* The records *
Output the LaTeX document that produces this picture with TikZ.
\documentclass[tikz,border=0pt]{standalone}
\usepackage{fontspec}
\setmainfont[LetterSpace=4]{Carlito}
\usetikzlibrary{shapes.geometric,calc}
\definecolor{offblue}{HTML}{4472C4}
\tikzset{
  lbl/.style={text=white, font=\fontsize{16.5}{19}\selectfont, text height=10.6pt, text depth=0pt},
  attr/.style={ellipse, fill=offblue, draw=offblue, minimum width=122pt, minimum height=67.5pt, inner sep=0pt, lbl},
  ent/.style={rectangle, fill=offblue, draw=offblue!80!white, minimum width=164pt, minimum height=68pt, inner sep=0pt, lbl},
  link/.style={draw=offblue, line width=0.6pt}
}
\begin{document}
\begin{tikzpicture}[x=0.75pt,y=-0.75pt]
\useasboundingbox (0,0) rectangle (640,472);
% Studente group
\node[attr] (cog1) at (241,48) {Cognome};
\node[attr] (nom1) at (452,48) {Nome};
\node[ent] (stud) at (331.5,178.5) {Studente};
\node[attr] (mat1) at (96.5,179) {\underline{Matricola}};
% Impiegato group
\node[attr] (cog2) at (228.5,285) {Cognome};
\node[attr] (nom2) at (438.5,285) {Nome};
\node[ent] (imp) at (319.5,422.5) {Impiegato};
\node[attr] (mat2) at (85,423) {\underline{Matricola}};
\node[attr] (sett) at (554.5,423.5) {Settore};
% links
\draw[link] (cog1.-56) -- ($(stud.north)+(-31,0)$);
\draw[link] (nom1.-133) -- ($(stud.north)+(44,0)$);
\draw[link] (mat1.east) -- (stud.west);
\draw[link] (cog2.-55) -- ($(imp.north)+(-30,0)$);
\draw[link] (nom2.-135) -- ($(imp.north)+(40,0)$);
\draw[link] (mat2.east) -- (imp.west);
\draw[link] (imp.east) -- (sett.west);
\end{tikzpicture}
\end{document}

==

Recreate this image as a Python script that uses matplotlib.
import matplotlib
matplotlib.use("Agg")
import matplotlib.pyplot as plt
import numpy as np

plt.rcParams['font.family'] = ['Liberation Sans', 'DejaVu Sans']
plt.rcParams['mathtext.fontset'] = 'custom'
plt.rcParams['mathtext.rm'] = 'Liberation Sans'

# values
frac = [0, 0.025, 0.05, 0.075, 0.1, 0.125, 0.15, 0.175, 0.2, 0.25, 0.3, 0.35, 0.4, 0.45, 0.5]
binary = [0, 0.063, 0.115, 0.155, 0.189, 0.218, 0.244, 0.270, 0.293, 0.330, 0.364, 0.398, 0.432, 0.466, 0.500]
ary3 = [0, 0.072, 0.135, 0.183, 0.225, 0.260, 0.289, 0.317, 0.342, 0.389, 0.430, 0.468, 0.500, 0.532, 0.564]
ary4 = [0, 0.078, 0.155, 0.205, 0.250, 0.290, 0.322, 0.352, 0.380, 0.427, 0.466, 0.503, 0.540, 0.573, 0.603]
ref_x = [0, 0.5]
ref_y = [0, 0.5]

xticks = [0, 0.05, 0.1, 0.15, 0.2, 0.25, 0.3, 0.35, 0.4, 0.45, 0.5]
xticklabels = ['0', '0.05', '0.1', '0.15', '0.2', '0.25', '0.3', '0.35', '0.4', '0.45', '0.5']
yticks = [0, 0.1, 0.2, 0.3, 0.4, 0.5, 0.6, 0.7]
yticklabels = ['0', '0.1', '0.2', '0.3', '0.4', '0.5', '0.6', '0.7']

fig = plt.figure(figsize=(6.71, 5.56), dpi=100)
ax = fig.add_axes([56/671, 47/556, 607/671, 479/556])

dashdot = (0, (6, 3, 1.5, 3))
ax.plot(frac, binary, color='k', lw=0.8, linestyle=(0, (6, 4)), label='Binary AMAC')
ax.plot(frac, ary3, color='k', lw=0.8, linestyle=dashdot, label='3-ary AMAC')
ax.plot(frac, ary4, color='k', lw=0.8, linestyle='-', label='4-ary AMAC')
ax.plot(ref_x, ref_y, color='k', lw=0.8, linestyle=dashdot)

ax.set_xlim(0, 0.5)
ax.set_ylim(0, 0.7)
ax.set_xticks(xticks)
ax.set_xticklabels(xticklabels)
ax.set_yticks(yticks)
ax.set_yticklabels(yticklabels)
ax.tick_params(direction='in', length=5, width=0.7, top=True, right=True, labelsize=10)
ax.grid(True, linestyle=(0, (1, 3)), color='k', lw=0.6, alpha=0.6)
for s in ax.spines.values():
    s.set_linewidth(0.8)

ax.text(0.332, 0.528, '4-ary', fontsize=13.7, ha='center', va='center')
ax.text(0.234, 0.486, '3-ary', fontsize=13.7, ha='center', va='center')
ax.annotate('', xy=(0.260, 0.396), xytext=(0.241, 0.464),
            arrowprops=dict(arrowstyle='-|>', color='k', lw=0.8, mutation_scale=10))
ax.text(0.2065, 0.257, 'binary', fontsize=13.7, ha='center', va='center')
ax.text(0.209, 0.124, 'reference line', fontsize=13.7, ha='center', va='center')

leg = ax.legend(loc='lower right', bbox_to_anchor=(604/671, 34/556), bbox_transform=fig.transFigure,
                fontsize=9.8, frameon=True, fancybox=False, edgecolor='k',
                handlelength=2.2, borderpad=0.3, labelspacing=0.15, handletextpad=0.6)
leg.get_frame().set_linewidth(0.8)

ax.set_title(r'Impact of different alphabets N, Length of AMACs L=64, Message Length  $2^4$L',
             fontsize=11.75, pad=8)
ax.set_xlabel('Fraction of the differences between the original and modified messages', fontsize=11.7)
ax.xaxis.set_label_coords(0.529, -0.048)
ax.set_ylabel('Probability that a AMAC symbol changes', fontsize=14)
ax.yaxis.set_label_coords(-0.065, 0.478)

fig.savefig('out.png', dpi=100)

* Required task *
Exactly the lines from the line containing "Recreate this image" to the line containing "ax.plot(ref_x, ref_y, color='k', lw=0.8, linestyle=dashdot)", both included, are to be set down; no other line belongs in the answer.

* Correct response *
Recreate this image as a Python script that uses matplotlib.
import matplotlib
matplotlib.use("Agg")
import matplotlib.pyplot as plt
import numpy as np

plt.rcParams['font.family'] = ['Liberation Sans', 'DejaVu Sans']
plt.rcParams['mathtext.fontset'] = 'custom'
plt.rcParams['mathtext.rm'] = 'Liberation Sans'

# values
frac = [0, 0.025, 0.05, 0.075, 0.1, 0.125, 0.15, 0.175, 0.2, 0.25, 0.3, 0.35, 0.4, 0.45, 0.5]
binary = [0, 0.063, 0.115, 0.155, 0.189, 0.218, 0.244, 0.270, 0.293, 0.330, 0.364, 0.398, 0.432, 0.466, 0.500]
ary3 = [0, 0.072, 0.135, 0.183, 0.225, 0.260, 0.289, 0.317, 0.342, 0.389, 0.430, 0.468, 0.500, 0.532, 0.564]
ary4 = [0, 0.078, 0.155, 0.205, 0.250, 0.290, 0.322, 0.352, 0.380, 0.427, 0.466, 0.503, 0.540, 0.573, 0.603]
ref_x = [0, 0.5]
ref_y = [0, 0.5]

xticks = [0, 0.05, 0.1, 0.15, 0.2, 0.25, 0.3, 0.35, 0.4, 0.45, 0.5]
xticklabels = ['0', '0.05', '0.1', '0.15', '0.2', '0.25', '0.3', '0.35', '0.4', '0.45', '0.5']
yticks = [0, 0.1, 0.2, 0.3, 0.4, 0.5, 0.6, 0.7]
yticklabels = ['0', '0.1', '0.2', '0.3', '0.4', '0.5', '0.6', '0.7']

fig = plt.figure(figsize=(6.71, 5.56), dpi=100)
ax = fig.add_axes([56/671, 47/556, 607/671, 479/556])

dashdot = (0, (6, 3, 1.5, 3))
ax.plot(frac, binary, color='k', lw=0.8, linestyle=(0, (6, 4)), label='Binary AMAC')
ax.plot(frac, ary3, color='k', lw=0.8, linestyle=dashdot, label='3-ary AMAC')
ax.plot(frac, ary4, color='k', lw=0.8, linestyle='-', label='4-ary AMAC')
ax.plot(ref_x, ref_y, color='k', lw=0.8, linestyle=dashdot)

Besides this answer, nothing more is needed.